An application for a default judgment qualifies as a motion pursuant to Fed. R. Civ. P. 7(b)(1) and Local Rule 1-101(19), and it should include briefs pursuant to Local Rule 78-230(b). Thus, when seeking a default judgment, a plaintiff should provide the Court with points and authorities containing citations to authority showing that the Plaintiff's claim or claims include allegations of all the necessary elements required for entitlement to relief. It is the party's burden to demonstrate to the Court that under the pertinent law, the Plaintiff's claims, as alleged, are legally sufficient, and that the moving party is entitled to the relief requested.
Generally, the scope of proceedings on an application for default judgment involves a determination of damages, which Plaintiff must prove by evidence, whether by affidavits where an evidentiary hearing is waived, Davis v.Fendler, 650 F.2d 1154, 1161-62 (9th Cr. 1981), or by evidence, Fed.
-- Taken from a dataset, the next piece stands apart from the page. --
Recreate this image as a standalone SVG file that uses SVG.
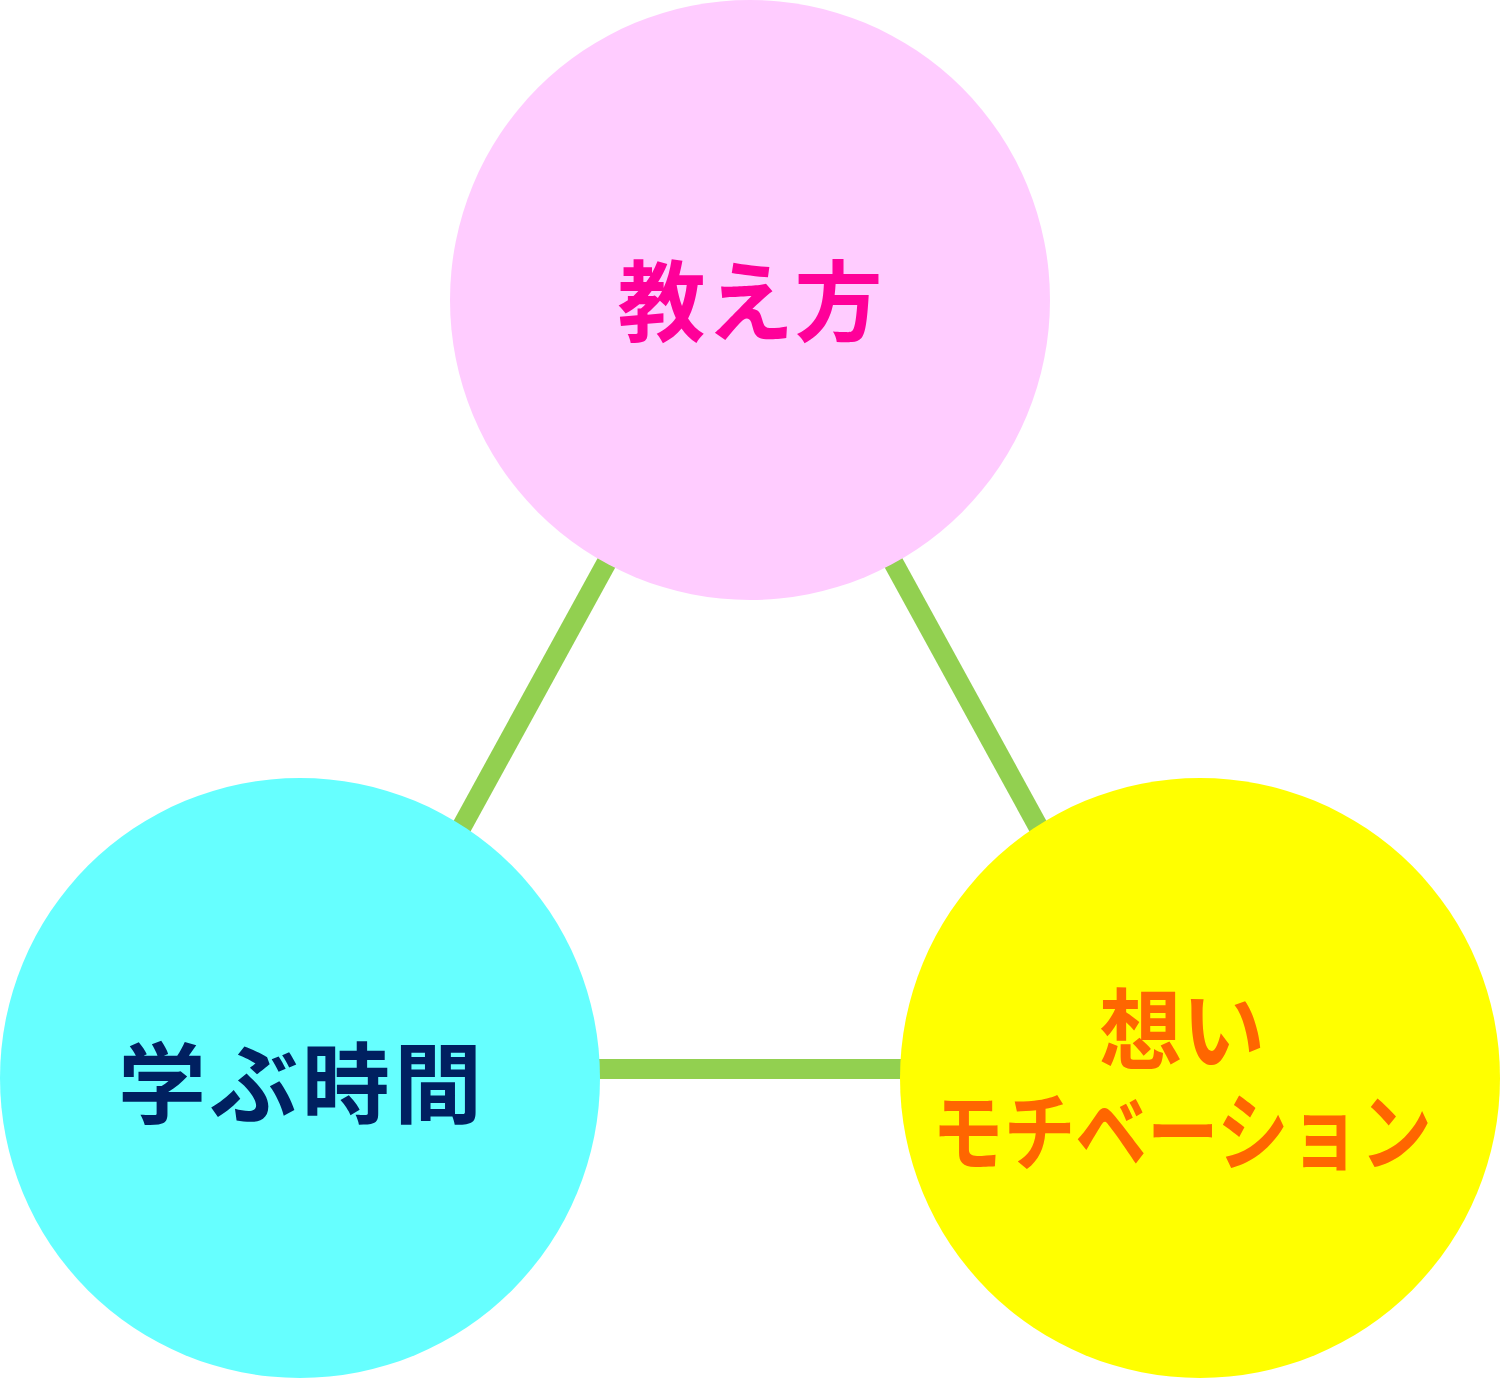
<svg xmlns="http://www.w3.org/2000/svg" width="1500" height="1378" viewBox="0 0 1500 1378">
<style>
.lbl{font-family:"Noto Sans CJK JP","Noto Sans",sans-serif;font-weight:bold;text-anchor:middle}
.conn{stroke:#92D050;stroke-width:20;fill:none}
</style>
<rect width="1500" height="1378" fill="#FFFFFF"/>
<g id="connectors">
<line class="conn" x1="619" y1="540" x2="449" y2="850"/>
<line class="conn" x1="881" y1="540" x2="1051" y2="850"/>
<line class="conn" x1="580" y1="1069" x2="920" y2="1069"/>
</g>
<g id="node-oshiekata">
<circle cx="750" cy="300" r="300" fill="#FFCCFF"/>
<text class="lbl" x="750" y="334" font-size="88" fill="#FF0099" textLength="265" lengthAdjust="spacing">教え方</text>
</g>
<g id="node-manabu">
<circle cx="300" cy="1078" r="300" fill="#66FFFF"/>
<text class="lbl" x="300" y="1116" font-size="88" fill="#002060" textLength="364" lengthAdjust="spacing">学ぶ時間</text>
</g>
<g id="node-omoi">
<circle cx="1200" cy="1078" r="300" fill="#FFFF00"/>
<text class="lbl" x="1182" y="1062" font-size="88" fill="#FF6600" textLength="166" lengthAdjust="spacingAndGlyphs">想い</text>
<text class="lbl" x="1182" y="1164" font-size="86" fill="#FF6600" textLength="500" lengthAdjust="spacingAndGlyphs">モチベーション</text>
</g>
</svg>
R. Civ. P. 55(b)(2). Fed. R. Civ. P. 55(b)(2) provides in pertinent part:
If, in order to enable the court to enter judgment or to carry it into effect, it is necessary to take an account or to determine the amount of damages or to establish the truth of any averment by evidence or to make an investigation of any other matter, the court may conduct such hearing or order such references as it deems necessary and proper and shall accord a right of trial by jury to the parties when and as required by any statute of the United States.
The Court thus anticipates that a party seeking a default judgment will provide the Court with evidence sufficient to prove the amount of any damages sought.
Here, the application appears to be incomplete in several respects.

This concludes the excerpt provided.